**REQUIREMENTS**
Render the material again word for word, skipping the pictures in it.
◆ ◆ ◆ ◆ ◆
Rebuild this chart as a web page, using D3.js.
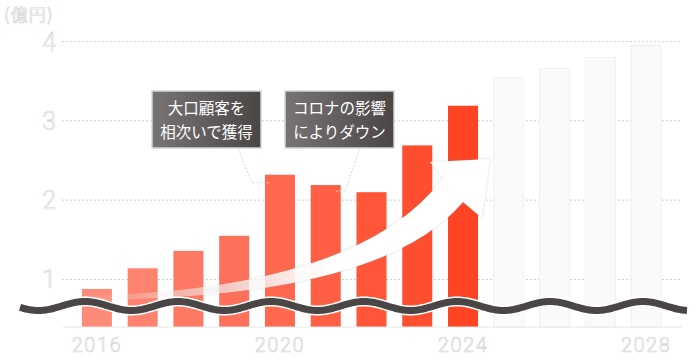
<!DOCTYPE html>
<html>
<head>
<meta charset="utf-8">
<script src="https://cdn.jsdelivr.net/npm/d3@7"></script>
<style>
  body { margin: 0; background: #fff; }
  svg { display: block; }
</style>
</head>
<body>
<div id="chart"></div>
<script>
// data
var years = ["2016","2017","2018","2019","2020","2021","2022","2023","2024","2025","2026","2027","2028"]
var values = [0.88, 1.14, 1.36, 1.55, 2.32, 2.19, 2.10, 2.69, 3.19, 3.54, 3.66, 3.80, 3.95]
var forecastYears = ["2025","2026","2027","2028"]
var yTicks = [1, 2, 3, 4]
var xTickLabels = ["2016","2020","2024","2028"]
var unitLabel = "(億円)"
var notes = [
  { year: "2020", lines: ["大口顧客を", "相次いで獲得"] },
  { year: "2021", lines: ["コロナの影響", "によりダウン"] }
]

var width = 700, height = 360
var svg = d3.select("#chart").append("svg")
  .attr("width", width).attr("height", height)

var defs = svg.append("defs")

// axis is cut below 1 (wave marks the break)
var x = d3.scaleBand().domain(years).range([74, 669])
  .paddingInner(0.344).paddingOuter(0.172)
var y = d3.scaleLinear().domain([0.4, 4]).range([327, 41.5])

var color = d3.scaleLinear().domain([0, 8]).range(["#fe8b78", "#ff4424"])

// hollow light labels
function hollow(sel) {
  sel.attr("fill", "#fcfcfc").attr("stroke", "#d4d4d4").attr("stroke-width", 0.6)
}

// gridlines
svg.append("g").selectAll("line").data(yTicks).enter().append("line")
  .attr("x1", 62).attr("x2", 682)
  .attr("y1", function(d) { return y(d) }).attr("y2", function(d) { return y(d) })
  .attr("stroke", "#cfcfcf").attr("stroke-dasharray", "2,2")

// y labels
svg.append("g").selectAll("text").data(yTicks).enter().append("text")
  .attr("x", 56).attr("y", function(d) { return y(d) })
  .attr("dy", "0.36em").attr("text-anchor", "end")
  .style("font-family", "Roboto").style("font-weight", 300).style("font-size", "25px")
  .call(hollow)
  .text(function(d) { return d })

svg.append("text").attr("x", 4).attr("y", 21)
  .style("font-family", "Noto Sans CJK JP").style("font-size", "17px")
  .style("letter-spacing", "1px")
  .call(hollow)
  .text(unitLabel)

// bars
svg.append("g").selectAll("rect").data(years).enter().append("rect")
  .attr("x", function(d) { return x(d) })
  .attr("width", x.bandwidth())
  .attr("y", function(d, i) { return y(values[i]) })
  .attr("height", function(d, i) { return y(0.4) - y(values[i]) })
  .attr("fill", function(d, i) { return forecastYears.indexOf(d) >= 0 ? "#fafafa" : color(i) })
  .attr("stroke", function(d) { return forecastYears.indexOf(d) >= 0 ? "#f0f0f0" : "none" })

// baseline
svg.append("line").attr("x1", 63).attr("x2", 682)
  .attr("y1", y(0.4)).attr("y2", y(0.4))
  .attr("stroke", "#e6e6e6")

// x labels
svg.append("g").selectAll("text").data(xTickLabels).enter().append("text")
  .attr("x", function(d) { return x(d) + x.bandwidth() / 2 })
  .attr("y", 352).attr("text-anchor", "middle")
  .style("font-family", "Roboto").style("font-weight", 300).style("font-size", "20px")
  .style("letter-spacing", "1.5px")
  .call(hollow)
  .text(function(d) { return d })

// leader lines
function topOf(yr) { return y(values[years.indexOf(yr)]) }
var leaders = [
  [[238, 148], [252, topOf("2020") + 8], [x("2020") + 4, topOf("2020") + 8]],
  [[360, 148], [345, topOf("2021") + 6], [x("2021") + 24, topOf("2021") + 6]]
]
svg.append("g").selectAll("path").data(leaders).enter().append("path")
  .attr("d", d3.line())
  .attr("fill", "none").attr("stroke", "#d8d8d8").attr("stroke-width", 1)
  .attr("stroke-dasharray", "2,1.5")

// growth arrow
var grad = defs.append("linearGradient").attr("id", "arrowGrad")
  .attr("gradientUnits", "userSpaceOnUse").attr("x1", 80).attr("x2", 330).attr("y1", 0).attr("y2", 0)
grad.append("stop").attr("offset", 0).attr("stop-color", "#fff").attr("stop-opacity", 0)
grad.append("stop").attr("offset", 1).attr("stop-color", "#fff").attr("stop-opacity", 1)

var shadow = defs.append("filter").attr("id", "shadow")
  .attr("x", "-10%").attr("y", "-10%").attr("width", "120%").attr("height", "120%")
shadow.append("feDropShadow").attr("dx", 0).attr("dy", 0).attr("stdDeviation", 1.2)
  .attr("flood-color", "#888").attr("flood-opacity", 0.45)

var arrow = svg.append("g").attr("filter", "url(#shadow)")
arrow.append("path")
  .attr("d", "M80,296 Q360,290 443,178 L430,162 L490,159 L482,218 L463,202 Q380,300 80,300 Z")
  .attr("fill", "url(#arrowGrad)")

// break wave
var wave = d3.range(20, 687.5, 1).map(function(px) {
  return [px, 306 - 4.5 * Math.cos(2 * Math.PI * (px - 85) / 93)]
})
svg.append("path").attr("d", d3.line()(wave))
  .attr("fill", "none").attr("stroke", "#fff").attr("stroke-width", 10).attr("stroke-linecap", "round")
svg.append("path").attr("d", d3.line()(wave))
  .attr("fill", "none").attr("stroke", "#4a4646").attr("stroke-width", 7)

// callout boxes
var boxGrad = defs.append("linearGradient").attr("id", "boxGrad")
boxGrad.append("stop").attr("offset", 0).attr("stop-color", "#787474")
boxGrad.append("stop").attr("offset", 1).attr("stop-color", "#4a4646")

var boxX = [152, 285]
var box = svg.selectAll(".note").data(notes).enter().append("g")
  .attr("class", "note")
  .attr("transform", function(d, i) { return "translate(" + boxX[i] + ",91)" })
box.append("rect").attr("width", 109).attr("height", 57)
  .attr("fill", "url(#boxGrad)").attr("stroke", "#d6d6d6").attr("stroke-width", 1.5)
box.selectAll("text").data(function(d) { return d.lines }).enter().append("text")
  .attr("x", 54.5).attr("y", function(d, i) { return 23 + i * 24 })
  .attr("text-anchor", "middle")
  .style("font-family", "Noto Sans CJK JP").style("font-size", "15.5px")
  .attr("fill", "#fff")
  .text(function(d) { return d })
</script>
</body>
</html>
◆ ◆ ◆ ◆ ◆
**RESPONSE TO THE TASK**
Rebuild this chart as a web page, using D3.js.
<!DOCTYPE html>
<html>
<head>
<meta charset="utf-8">
<script src="https://cdn.jsdelivr.net/npm/d3@7"></script>
<style>
  body { margin: 0; background: #fff; }
  svg { display: block; }
</style>
</head>
<body>
<div id="chart"></div>
<script>
// data
var years = ["2016","2017","2018","2019","2020","2021","2022","2023","2024","2025","2026","2027","2028"]
var values = [0.88, 1.14, 1.36, 1.55, 2.32, 2.19, 2.10, 2.69, 3.19, 3.54, 3.66, 3.80, 3.95]
var forecastYears = ["2025","2026","2027","2028"]
var yTicks = [1, 2, 3, 4]
var xTickLabels = ["2016","2020","2024","2028"]
var unitLabel = "(億円)"
var notes = [
  { year: "2020", lines: ["大口顧客を", "相次いで獲得"] },
  { year: "2021", lines: ["コロナの影響", "によりダウン"] }
]

var width = 700, height = 360
var svg = d3.select("#chart").append("svg")
  .attr("width", width).attr("height", height)

var defs = svg.append("defs")

// axis is cut below 1 (wave marks the break)
var x = d3.scaleBand().domain(years).range([74, 669])
  .paddingInner(0.344).paddingOuter(0.172)
var y = d3.scaleLinear().domain([0.4, 4]).range([327, 41.5])

var color = d3.scaleLinear().domain([0, 8]).range(["#fe8b78", "#ff4424"])

// hollow light labels
function hollow(sel) {
  sel.attr("fill", "#fcfcfc").attr("stroke", "#d4d4d4").attr("stroke-width", 0.6)
}

// gridlines
svg.append("g").selectAll("line").data(yTicks).enter().append("line")
  .attr("x1", 62).attr("x2", 682)
  .attr("y1", function(d) { return y(d) }).attr("y2", function(d) { return y(d) })
  .attr("stroke", "#cfcfcf").attr("stroke-dasharray", "2,2")

// y labels
svg.append("g").selectAll("text").data(yTicks).enter().append("text")
  .attr("x", 56).attr("y", function(d) { return y(d) })
  .attr("dy", "0.36em").attr("text-anchor", "end")
  .style("font-family", "Roboto").style("font-weight", 300).style("font-size", "25px")
  .call(hollow)
  .text(function(d) { return d })

svg.append("text").attr("x", 4).attr("y", 21)
  .style("font-family", "Noto Sans CJK JP").style("font-size", "17px")
  .style("letter-spacing", "1px")
  .call(hollow)
  .text(unitLabel)

// bars
svg.append("g").selectAll("rect").data(years).enter().append("rect")
  .attr("x", function(d) { return x(d) })
  .attr("width", x.bandwidth())
  .attr("y", function(d, i) { return y(values[i]) })
  .attr("height", function(d, i) { return y(0.4) - y(values[i]) })
  .attr("fill", function(d, i) { return forecastYears.indexOf(d) >= 0 ? "#fafafa" : color(i) })
  .attr("stroke", function(d) { return forecastYears.indexOf(d) >= 0 ? "#f0f0f0" : "none" })

// baseline
svg.append("line").attr("x1", 63).attr("x2", 682)
  .attr("y1", y(0.4)).attr("y2", y(0.4))
  .attr("stroke", "#e6e6e6")

// x labels
svg.append("g").selectAll("text").data(xTickLabels).enter().append("text")
  .attr("x", function(d) { return x(d) + x.bandwidth() / 2 })
  .attr("y", 352).attr("text-anchor", "middle")
  .style("font-family", "Roboto").style("font-weight", 300).style("font-size", "20px")
  .style("letter-spacing", "1.5px")
  .call(hollow)
  .text(function(d) { return d })

// leader lines
function topOf(yr) { return y(values[years.indexOf(yr)]) }
var leaders = [
  [[238, 148], [252, topOf("2020") + 8], [x("2020") + 4, topOf("2020") + 8]],
  [[360, 148], [345, topOf("2021") + 6], [x("2021") + 24, topOf("2021") + 6]]
]
svg.append("g").selectAll("path").data(leaders).enter().append("path")
  .attr("d", d3.line())
  .attr("fill", "none").attr("stroke", "#d8d8d8").attr("stroke-width", 1)
  .attr("stroke-dasharray", "2,1.5")

// growth arrow
var grad = defs.append("linearGradient").attr("id", "arrowGrad")
  .attr("gradientUnits", "userSpaceOnUse").attr("x1", 80).attr("x2", 330).attr("y1", 0).attr("y2", 0)
grad.append("stop").attr("offset", 0).attr("stop-color", "#fff").attr("stop-opacity", 0)
grad.append("stop").attr("offset", 1).attr("stop-color", "#fff").attr("stop-opacity", 1)

var shadow = defs.append("filter").attr("id", "shadow")
  .attr("x", "-10%").attr("y", "-10%").attr("width", "120%").attr("height", "120%")
shadow.append("feDropShadow").attr("dx", 0).attr("dy", 0).attr("stdDeviation", 1.2)
  .attr("flood-color", "#888").attr("flood-opacity", 0.45)

var arrow = svg.append("g").attr("filter", "url(#shadow)")
arrow.append("path")
  .attr("d", "M80,296 Q360,290 443,178 L430,162 L490,159 L482,218 L463,202 Q380,300 80,300 Z")
  .attr("fill", "url(#arrowGrad)")

// break wave
var wave = d3.range(20, 687.5, 1).map(function(px) {
  return [px, 306 - 4.5 * Math.cos(2 * Math.PI * (px - 85) / 93)]
})
svg.append("path").attr("d", d3.line()(wave))
  .attr("fill", "none").attr("stroke", "#fff").attr("stroke-width", 10).attr("stroke-linecap", "round")
svg.append("path").attr("d", d3.line()(wave))
  .attr("fill", "none").attr("stroke", "#4a4646").attr("stroke-width", 7)

// callout boxes
var boxGrad = defs.append("linearGradient").attr("id", "boxGrad")
boxGrad.append("stop").attr("offset", 0).attr("stop-color", "#787474")
boxGrad.append("stop").attr("offset", 1).attr("stop-color", "#4a4646")

var boxX = [152, 285]
var box = svg.selectAll(".note").data(notes).enter().append("g")
  .attr("class", "note")
  .attr("transform", function(d, i) { return "translate(" + boxX[i] + ",91)" })
box.append("rect").attr("width", 109).attr("height", 57)
  .attr("fill", "url(#boxGrad)").attr("stroke", "#d6d6d6").attr("stroke-width", 1.5)
box.selectAll("text").data(function(d) { return d.lines }).enter().append("text")
  .attr("x", 54.5).attr("y", function(d, i) { return 23 + i * 24 })
  .attr("text-anchor", "middle")
  .style("font-family", "Noto Sans CJK JP").style("font-size", "15.5px")
  .attr("fill", "#fff")
  .text(function(d) { return d })
</script>
</body>
</html>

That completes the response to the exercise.